YOUR OBJECTIVE: Repeat only what lies from the line with "Clone this chart in matplotlib." to the line with "fid_env_end = (3.357, 0.027)", those two lines included, exactly as it stands; omit any images.

EXCERPTED DATA:
________________________

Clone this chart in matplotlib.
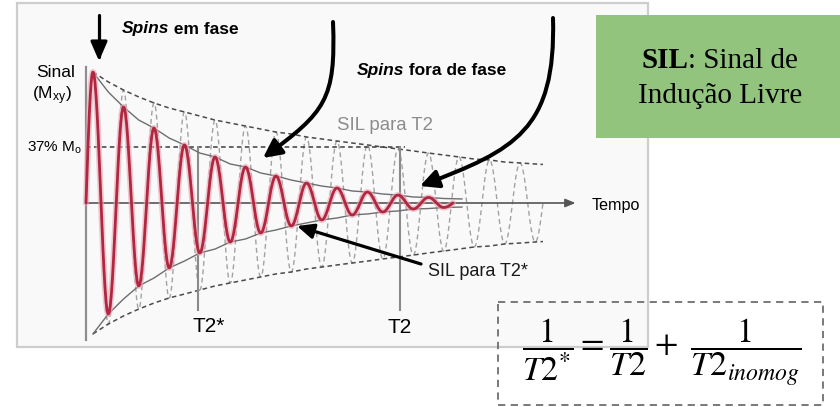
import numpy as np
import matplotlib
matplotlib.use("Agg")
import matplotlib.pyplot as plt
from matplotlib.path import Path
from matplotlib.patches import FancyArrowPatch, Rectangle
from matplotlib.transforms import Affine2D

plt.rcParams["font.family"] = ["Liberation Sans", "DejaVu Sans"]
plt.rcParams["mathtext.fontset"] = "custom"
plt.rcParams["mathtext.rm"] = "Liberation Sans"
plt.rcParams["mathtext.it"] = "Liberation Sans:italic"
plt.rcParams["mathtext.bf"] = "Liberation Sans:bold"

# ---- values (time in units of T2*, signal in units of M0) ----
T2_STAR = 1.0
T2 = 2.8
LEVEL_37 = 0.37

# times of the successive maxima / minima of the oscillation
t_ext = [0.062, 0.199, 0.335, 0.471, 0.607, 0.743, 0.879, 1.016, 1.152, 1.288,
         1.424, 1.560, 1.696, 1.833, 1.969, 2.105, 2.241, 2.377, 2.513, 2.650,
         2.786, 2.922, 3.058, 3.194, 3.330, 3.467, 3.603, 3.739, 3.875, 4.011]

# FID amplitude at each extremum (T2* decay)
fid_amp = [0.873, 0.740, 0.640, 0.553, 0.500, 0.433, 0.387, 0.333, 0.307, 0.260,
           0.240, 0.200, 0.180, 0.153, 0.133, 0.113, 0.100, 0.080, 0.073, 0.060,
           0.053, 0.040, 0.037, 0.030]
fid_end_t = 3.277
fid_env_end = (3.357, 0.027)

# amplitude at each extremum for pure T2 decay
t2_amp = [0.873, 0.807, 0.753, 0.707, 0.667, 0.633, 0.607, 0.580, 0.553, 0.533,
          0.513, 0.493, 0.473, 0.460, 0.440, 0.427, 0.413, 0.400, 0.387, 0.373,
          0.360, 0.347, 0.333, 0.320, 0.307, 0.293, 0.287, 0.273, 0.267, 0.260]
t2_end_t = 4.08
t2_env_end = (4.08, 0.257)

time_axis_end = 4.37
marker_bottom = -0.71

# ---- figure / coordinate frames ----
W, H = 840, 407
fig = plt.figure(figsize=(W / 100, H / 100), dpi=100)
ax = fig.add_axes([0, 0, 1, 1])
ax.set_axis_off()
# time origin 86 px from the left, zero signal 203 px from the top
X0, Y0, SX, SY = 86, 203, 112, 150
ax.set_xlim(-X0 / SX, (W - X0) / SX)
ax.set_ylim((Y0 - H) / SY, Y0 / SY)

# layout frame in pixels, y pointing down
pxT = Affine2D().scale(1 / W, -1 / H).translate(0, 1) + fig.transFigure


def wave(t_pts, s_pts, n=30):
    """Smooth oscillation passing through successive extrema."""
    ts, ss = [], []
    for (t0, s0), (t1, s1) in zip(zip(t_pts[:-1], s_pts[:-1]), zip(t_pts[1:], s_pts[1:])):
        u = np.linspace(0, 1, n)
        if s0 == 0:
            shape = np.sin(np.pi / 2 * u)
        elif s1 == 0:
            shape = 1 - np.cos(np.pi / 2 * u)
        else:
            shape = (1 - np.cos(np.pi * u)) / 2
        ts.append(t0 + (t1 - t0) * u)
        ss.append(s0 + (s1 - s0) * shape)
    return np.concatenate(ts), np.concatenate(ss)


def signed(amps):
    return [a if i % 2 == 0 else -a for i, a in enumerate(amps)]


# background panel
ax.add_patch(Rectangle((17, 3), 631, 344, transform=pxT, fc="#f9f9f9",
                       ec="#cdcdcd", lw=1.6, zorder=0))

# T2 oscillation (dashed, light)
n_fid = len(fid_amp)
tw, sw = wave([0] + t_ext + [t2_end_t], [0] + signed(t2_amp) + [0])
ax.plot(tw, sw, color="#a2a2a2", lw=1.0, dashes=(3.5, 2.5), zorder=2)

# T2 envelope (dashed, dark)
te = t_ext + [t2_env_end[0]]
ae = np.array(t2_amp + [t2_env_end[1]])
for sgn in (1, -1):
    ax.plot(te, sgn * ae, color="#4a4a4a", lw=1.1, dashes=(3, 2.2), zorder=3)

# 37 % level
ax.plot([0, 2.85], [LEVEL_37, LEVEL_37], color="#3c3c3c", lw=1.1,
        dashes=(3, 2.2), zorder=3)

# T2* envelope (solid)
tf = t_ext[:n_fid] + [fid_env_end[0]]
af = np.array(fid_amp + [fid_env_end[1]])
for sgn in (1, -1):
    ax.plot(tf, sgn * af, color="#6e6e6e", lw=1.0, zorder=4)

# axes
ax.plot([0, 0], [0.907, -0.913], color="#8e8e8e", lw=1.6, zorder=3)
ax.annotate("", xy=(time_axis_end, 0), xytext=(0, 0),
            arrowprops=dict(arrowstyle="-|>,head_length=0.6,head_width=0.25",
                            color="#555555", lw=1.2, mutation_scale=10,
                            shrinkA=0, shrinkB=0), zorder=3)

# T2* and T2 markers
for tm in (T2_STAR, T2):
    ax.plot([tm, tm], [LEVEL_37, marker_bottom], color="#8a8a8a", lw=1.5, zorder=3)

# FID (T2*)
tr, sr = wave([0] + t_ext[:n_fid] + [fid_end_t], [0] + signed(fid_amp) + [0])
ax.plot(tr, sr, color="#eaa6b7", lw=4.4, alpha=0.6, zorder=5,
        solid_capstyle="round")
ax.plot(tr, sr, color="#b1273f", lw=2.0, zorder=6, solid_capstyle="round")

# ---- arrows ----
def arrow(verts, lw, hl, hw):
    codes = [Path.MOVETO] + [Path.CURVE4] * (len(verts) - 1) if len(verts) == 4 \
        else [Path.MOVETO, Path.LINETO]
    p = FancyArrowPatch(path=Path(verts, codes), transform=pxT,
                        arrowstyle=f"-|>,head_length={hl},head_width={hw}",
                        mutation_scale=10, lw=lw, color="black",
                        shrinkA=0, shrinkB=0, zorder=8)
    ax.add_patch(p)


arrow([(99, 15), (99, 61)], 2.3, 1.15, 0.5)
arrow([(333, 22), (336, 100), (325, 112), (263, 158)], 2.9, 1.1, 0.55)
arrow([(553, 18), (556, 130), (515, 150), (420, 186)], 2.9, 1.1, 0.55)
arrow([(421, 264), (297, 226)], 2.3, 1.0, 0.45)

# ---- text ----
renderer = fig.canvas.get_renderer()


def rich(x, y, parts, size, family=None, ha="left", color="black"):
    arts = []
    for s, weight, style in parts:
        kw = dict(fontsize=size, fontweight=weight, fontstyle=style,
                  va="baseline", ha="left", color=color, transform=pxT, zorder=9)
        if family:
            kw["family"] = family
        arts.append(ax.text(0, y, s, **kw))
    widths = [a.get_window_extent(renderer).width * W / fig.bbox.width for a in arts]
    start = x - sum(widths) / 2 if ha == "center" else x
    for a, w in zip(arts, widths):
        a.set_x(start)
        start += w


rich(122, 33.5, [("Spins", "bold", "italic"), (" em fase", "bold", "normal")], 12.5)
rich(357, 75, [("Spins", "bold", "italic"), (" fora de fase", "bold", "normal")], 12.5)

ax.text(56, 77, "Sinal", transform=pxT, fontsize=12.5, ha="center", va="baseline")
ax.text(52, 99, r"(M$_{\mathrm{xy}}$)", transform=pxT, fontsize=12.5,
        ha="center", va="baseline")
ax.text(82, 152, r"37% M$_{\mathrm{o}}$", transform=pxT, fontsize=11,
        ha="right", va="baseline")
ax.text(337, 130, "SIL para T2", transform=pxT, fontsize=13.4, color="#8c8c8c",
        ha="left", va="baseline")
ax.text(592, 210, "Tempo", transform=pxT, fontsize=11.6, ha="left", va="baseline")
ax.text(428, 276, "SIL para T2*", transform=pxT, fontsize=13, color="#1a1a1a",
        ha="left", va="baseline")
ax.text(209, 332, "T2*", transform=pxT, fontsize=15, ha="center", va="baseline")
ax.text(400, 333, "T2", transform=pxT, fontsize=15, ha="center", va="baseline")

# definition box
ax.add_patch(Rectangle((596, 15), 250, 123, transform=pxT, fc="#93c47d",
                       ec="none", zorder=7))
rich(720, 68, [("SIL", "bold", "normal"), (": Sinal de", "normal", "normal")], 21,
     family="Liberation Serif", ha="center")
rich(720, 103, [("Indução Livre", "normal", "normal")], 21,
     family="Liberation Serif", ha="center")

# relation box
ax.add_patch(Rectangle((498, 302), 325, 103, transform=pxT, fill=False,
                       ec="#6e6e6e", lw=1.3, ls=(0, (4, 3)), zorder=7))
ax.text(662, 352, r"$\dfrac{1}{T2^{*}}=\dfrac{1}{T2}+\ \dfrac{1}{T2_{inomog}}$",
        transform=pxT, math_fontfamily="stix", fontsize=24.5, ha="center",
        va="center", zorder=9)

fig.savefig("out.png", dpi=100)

________________________

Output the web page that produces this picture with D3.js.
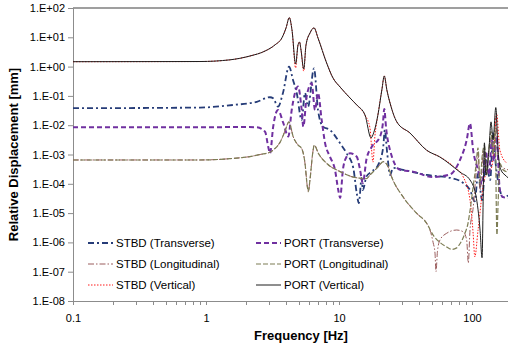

________________________

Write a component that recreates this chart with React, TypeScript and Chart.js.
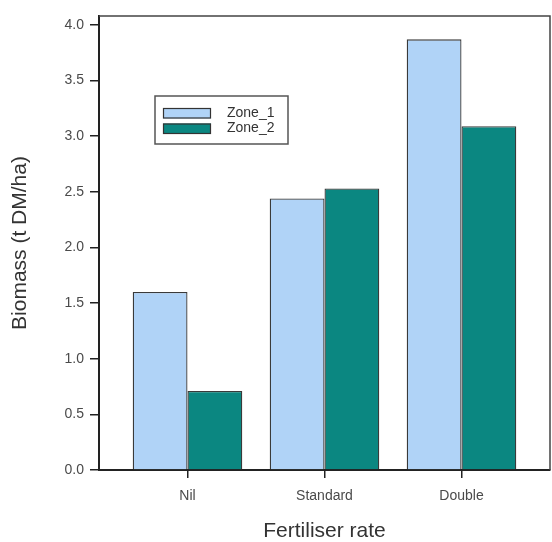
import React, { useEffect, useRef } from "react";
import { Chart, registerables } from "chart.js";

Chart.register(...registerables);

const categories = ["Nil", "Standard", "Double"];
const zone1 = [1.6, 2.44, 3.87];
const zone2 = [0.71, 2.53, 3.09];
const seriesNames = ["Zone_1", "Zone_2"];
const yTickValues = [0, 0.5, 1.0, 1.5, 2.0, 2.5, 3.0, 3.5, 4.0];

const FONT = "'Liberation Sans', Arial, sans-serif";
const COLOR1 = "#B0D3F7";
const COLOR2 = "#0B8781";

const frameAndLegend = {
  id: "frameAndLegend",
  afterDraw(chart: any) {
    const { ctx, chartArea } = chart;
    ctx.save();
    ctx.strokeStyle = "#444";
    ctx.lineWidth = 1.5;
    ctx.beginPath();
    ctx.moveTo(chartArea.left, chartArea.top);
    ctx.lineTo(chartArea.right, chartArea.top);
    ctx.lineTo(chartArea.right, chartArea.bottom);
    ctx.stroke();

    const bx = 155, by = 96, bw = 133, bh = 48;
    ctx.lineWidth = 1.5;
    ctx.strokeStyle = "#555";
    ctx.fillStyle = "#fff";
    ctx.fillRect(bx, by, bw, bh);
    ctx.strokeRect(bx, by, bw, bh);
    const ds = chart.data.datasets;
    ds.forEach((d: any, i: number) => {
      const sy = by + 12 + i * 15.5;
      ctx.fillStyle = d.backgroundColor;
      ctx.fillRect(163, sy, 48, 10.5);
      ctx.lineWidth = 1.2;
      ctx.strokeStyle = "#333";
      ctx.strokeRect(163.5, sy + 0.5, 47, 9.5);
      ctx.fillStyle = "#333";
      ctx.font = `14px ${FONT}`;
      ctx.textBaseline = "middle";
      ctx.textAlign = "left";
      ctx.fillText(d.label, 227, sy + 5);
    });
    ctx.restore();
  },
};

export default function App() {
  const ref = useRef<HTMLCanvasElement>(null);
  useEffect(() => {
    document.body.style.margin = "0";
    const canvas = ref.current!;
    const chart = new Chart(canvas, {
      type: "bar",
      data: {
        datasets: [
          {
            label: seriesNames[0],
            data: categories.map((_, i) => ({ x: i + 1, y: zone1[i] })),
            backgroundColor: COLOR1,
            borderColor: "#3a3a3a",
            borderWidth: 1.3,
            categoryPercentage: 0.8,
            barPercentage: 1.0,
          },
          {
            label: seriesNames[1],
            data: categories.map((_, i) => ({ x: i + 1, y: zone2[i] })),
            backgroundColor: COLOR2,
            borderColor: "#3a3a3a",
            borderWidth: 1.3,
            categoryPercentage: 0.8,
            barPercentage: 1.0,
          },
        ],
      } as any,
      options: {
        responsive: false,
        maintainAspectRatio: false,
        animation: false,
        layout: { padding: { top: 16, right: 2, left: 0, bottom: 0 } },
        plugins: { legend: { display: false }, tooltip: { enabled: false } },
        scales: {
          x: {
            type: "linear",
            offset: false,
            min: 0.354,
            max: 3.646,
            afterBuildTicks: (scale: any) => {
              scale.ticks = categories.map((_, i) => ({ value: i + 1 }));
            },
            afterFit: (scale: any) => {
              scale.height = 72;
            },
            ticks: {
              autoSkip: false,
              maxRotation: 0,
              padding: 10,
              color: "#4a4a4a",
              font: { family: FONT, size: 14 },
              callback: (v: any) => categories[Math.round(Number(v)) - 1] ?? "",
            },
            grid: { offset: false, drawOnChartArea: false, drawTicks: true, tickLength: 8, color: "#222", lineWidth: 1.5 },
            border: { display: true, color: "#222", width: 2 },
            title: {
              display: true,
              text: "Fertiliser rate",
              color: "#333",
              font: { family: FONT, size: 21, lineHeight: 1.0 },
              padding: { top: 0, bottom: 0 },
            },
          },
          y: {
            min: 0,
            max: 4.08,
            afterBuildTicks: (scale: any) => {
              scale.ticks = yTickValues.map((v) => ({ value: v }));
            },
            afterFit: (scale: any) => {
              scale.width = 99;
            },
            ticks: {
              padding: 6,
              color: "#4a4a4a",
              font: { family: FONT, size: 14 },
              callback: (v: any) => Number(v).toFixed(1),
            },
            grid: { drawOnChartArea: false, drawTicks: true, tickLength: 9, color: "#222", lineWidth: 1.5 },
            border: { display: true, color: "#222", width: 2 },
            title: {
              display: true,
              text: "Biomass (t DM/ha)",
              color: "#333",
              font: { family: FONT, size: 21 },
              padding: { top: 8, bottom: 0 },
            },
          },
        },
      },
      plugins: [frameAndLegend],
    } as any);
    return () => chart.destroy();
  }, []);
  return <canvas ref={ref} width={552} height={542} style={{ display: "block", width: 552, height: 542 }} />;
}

________________________

SOLUTION BELOW:
Clone this chart in matplotlib.
import numpy as np
import matplotlib
matplotlib.use("Agg")
import matplotlib.pyplot as plt
from matplotlib.path import Path
from matplotlib.patches import FancyArrowPatch, Rectangle
from matplotlib.transforms import Affine2D

plt.rcParams["font.family"] = ["Liberation Sans", "DejaVu Sans"]
plt.rcParams["mathtext.fontset"] = "custom"
plt.rcParams["mathtext.rm"] = "Liberation Sans"
plt.rcParams["mathtext.it"] = "Liberation Sans:italic"
plt.rcParams["mathtext.bf"] = "Liberation Sans:bold"

# ---- values (time in units of T2*, signal in units of M0) ----
T2_STAR = 1.0
T2 = 2.8
LEVEL_37 = 0.37

# times of the successive maxima / minima of the oscillation
t_ext = [0.062, 0.199, 0.335, 0.471, 0.607, 0.743, 0.879, 1.016, 1.152, 1.288,
         1.424, 1.560, 1.696, 1.833, 1.969, 2.105, 2.241, 2.377, 2.513, 2.650,
         2.786, 2.922, 3.058, 3.194, 3.330, 3.467, 3.603, 3.739, 3.875, 4.011]

# FID amplitude at each extremum (T2* decay)
fid_amp = [0.873, 0.740, 0.640, 0.553, 0.500, 0.433, 0.387, 0.333, 0.307, 0.260,
           0.240, 0.200, 0.180, 0.153, 0.133, 0.113, 0.100, 0.080, 0.073, 0.060,
           0.053, 0.040, 0.037, 0.030]
fid_end_t = 3.277
fid_env_end = (3.357, 0.027)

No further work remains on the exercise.